Rachel Freire is an artist and designer who uses the body as a canvas. Her work combines material innovation and electronics with traditional craftsmanship, focusing on provocative narratives, value attribution, and sustainable processes. Freire studied Design for Performance at Central Saint Martins, launching her conceptual fashion label on the catwalks of London Fashion Week 2009. She has been featured by W, Vogue Italia, Interview, and Make. She is the textile designer of mi.mu gloves, a gestural interface to compose and perform music with your hands.

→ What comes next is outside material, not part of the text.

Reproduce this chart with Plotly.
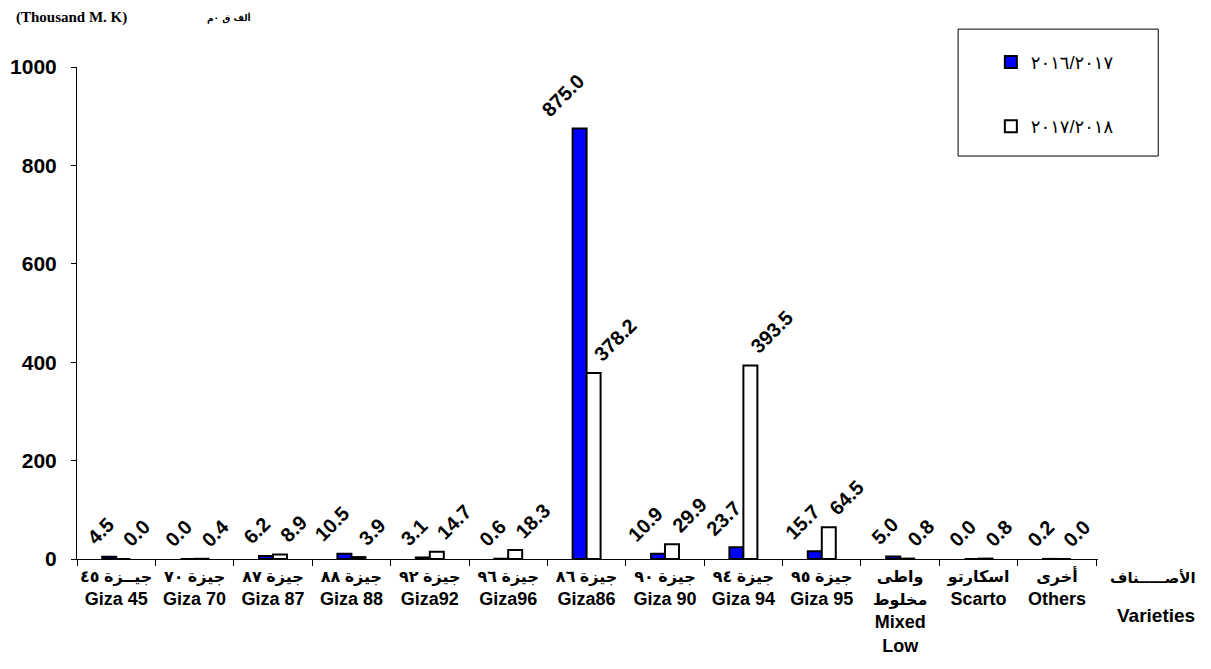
import plotly.graph_objects as go

arabic_names = [
    "جيــزة ٤٥", "جيزة ٧٠", "جيزة ٨٧", "جيزة ٨٨", "جيزة ٩٢", "جيزة ٩٦",
    "جيزة ٨٦", "جيزة ٩٠", "جيزة ٩٤", "جيزة ٩٥", "واطى<br>مخلوط", "اسكارتو", "أخرى",
]
english_names = [
    "Giza 45", "Giza 70", "Giza 87", "Giza 88", "Giza92", "Giza96",
    "Giza86", "Giza 90", "Giza 94", "Giza 95", "Mixed<br>Low", "Scarto", "Others",
]
series_2016 = [4.5, 0.0, 6.2, 10.5, 3.1, 0.6, 875.0, 10.9, 23.7, 15.7, 5.0, 0.0, 0.2]
series_2017 = [0.0, 0.4, 8.9, 3.9, 14.7, 18.3, 378.2, 29.9, 393.5, 64.5, 0.8, 0.8, 0.0]
name_2016 = "٢٠١٦/٢٠١٧"
name_2017 = "٢٠١٧/٢٠١٨"
y_ticks = [0, 200, 400, 600, 800, 1000]

categories = [a + "<br>" + e for a, e in zip(arabic_names, english_names)]
tick_text = ["<b><span style='font-size:16px'>" + a.replace("<br>", "</span><br><span style='font-size:16px'>")
             + "</span><br>" + e + "</b>" for a, e in zip(arabic_names, english_names)]

bold = "Liberation Sans, Arial, DejaVu Sans, sans-serif"

fig = go.Figure()
fig.add_trace(go.Bar(
    x=categories, y=series_2016, name=name_2016, legendgroup="a",
    marker=dict(color="#0000FF", line=dict(color="black", width=2)),
))
fig.add_trace(go.Bar(
    x=categories, y=series_2017, name=name_2017, legendgroup="b",
    marker=dict(color="white", line=dict(color="black", width=2)),
))

annotations = []
for c, v in zip(categories, series_2016):
    annotations.append(dict(
        x=c, y=v, xref="x", yref="y", text="<b>%.1f</b>" % v, showarrow=False,
        textangle=-45, xanchor="right", yanchor="bottom", xshift=5, yshift=5,
        font=dict(family=bold, size=20, color="black")))
for c, v in zip(categories, series_2017):
    annotations.append(dict(
        x=c, y=v, xref="x", yref="y", text="<b>%.1f</b>" % v, showarrow=False,
        textangle=-45, xanchor="left", yanchor="bottom", xshift=0, yshift=5,
        font=dict(family=bold, size=20, color="black")))

annotations += [
    dict(text="<b>(Thousand M. K)</b>", xref="paper", yref="paper",
         x=-0.0617, y=1.0996, xanchor="left", yanchor="middle", showarrow=False,
         font=dict(family="Liberation Serif, Times New Roman, serif", size=15, color="black")),
    dict(text="<b>ألف ق ٠م</b>", xref="paper", yref="paper",
         x=0.125, y=1.0996, xanchor="left", yanchor="middle", showarrow=False,
         font=dict(family="DejaVu Sans, sans-serif", size=9, color="black")),
    dict(text="<b>الأصـــــناف</b>", xref="paper", yref="paper",
         x=1.054, y=-0.038, xanchor="center", yanchor="middle", showarrow=False,
         font=dict(family=bold, size=15, color="black")),
    dict(text="<b>Varieties</b>", xref="paper", yref="paper",
         x=1.057, y=-0.114, xanchor="center", yanchor="middle", showarrow=False,
         font=dict(family=bold, size=19, color="black")),
]

fig.update_layout(
    width=1203, height=661,
    margin=dict(l=69, r=113, t=59, b=110, autoexpand=False),
    plot_bgcolor="white", paper_bgcolor="white",
    barmode="group", bargap=0.643, bargroupgap=0,
    font=dict(family=bold, color="black"),
    showlegend=True,
    legend=dict(
        xref="container", yref="container",
        x=0.817, y=0.946, xanchor="left", yanchor="top",
        bgcolor="rgba(0,0,0,0)", borderwidth=0,
        font=dict(family=bold, size=18, color="black"),
        tracegroupgap=38, traceorder="grouped",
    ),
    xaxis=dict(
        showline=True, linecolor="black", linewidth=1, automargin=False,
        ticks="outside", tickson="boundaries", ticklen=6, tickcolor="black",
        tickfont=dict(family=bold, size=18, color="black"),
        tickvals=categories, ticktext=tick_text,
        showgrid=False, tickangle=0,
    ),
    yaxis=dict(
        range=[0, 1000], tickvals=y_ticks, ticktext=["<b>%d</b>" % v for v in y_ticks],
        showline=True, linecolor="black", linewidth=1, automargin=False,
        ticks="outside", ticklen=5, tickcolor="black", ticklabelstandoff=10,
        tickfont=dict(family=bold, size=21, color="black"),
        showgrid=False, zeroline=False,
    ),
    shapes=[dict(
        type="rect", xref="paper", yref="paper",
        x0=0.863, x1=1.059, y0=0.819, y1=1.077,
        line=dict(color="black", width=1), fillcolor="rgba(0,0,0,0)",
    )],
    annotations=annotations,
)

fig.write_html("out.html")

Her work tells stories and inspires them.

The rich history of clothing combined with the practicality and extravagance fashion are essential to the future success of wearable technology. Brueckner and Freire explore the highly visible nature of fashion fused with the invisible yet potent characteristics of haptics, empowering the wearer to define the cyborg self.

embodisuit v.1 2-08-17 from rachel freire on Vimeo.

A collaboration between Sophia Brueckner and Rachel Freire, the Embodisuit, allows its wearer to map signals onto different places on their body. Informed by embodied cognition, the suit receives signals from an IoT platform, and each signal controls a different haptic actuator on the body. Knowledge is experienced ambiently without necessitating the interpretation of symbols by the conscious mind. The suit empowers wearers to reconfigure the boundaries of their selves strengthening their connection to the people, places, and things that are meaningful to them. It both critiques and offers an alternative to current trends in wearable technology. Most wearables harvest data from their users to be sent and processed elsewhere. The Embodisuit flips this paradigm such that data is taken in through the body instead. Furthermore, we hypothesize that by changing the way people live with data, it will change the type of data that people create.